* START *

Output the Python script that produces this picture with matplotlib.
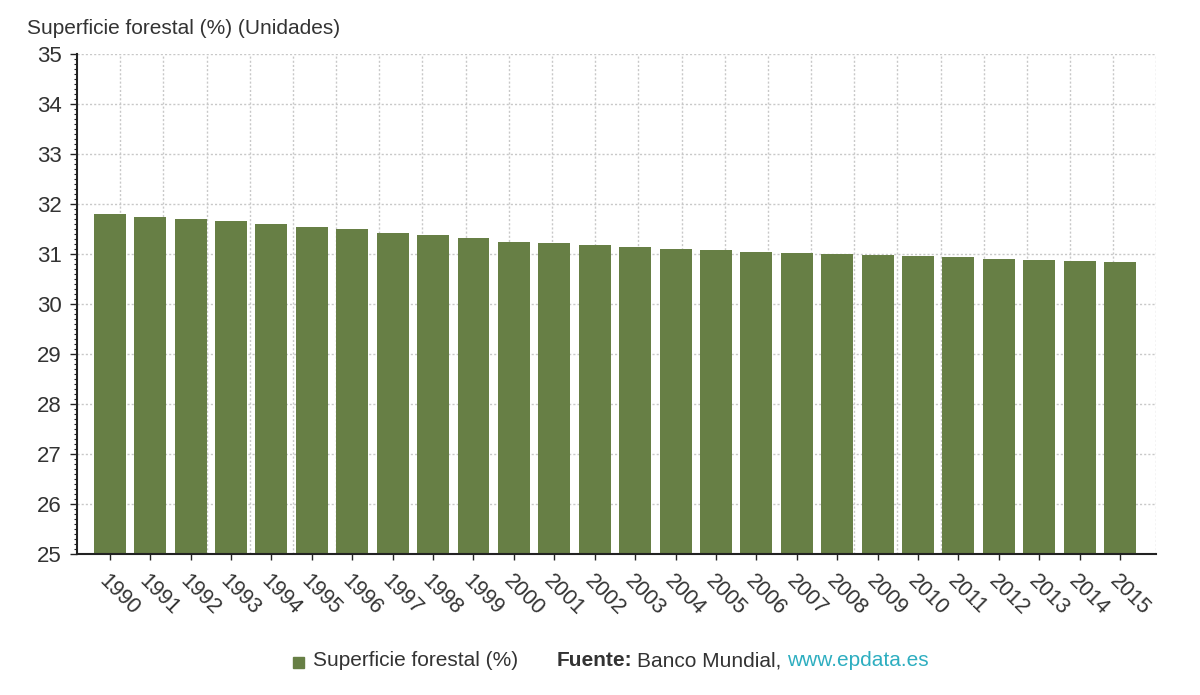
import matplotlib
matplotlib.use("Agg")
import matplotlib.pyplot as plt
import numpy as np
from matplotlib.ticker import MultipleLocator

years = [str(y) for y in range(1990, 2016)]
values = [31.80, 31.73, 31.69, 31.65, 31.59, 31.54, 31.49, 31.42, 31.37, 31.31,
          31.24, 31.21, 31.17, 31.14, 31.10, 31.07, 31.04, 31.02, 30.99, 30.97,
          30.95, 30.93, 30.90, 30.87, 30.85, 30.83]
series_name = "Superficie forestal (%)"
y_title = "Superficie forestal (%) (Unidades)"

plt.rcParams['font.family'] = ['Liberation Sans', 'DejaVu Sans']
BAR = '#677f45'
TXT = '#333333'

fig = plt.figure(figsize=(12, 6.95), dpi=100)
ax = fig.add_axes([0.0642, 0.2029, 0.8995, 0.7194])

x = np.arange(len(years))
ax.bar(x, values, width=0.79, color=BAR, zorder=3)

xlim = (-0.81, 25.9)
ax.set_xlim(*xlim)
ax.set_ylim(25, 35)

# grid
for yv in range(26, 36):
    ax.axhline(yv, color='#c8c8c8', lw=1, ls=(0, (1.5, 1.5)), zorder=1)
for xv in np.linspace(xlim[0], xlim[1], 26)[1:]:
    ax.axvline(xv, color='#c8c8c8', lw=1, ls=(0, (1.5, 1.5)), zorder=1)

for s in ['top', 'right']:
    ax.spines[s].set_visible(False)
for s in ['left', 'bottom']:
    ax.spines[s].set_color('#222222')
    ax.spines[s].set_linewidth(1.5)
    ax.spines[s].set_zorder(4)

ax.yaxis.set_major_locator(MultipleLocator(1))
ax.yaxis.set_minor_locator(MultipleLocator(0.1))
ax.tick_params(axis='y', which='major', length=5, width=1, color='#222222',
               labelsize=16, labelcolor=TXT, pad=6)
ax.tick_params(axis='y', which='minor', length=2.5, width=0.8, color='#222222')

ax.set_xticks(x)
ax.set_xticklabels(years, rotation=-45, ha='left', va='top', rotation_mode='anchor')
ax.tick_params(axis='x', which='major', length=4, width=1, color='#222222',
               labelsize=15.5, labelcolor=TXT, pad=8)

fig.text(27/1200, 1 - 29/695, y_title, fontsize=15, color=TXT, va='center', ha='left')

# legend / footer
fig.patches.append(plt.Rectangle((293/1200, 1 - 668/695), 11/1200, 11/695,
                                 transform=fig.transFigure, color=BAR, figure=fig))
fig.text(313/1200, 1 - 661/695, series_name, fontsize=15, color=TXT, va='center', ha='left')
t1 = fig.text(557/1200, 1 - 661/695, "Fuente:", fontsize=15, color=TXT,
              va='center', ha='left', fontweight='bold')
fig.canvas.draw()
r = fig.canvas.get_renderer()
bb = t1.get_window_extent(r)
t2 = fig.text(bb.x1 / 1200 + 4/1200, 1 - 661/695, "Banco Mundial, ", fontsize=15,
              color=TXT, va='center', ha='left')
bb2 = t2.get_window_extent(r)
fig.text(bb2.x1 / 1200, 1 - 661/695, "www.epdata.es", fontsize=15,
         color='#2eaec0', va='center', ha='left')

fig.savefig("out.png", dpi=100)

* END *

Your instructions: Pictures are excluded: retype only the lines from the beginning of the listing above through the line with "ax.set_ylim(25, 35)", both included.

Complete answer:
Output the Python script that produces this picture with matplotlib.
import matplotlib
matplotlib.use("Agg")
import matplotlib.pyplot as plt
import numpy as np
from matplotlib.ticker import MultipleLocator

years = [str(y) for y in range(1990, 2016)]
values = [31.80, 31.73, 31.69, 31.65, 31.59, 31.54, 31.49, 31.42, 31.37, 31.31,
          31.24, 31.21, 31.17, 31.14, 31.10, 31.07, 31.04, 31.02, 30.99, 30.97,
          30.95, 30.93, 30.90, 30.87, 30.85, 30.83]
series_name = "Superficie forestal (%)"
y_title = "Superficie forestal (%) (Unidades)"

plt.rcParams['font.family'] = ['Liberation Sans', 'DejaVu Sans']
BAR = '#677f45'
TXT = '#333333'

fig = plt.figure(figsize=(12, 6.95), dpi=100)
ax = fig.add_axes([0.0642, 0.2029, 0.8995, 0.7194])

x = np.arange(len(years))
ax.bar(x, values, width=0.79, color=BAR, zorder=3)

xlim = (-0.81, 25.9)
ax.set_xlim(*xlim)
ax.set_ylim(25, 35)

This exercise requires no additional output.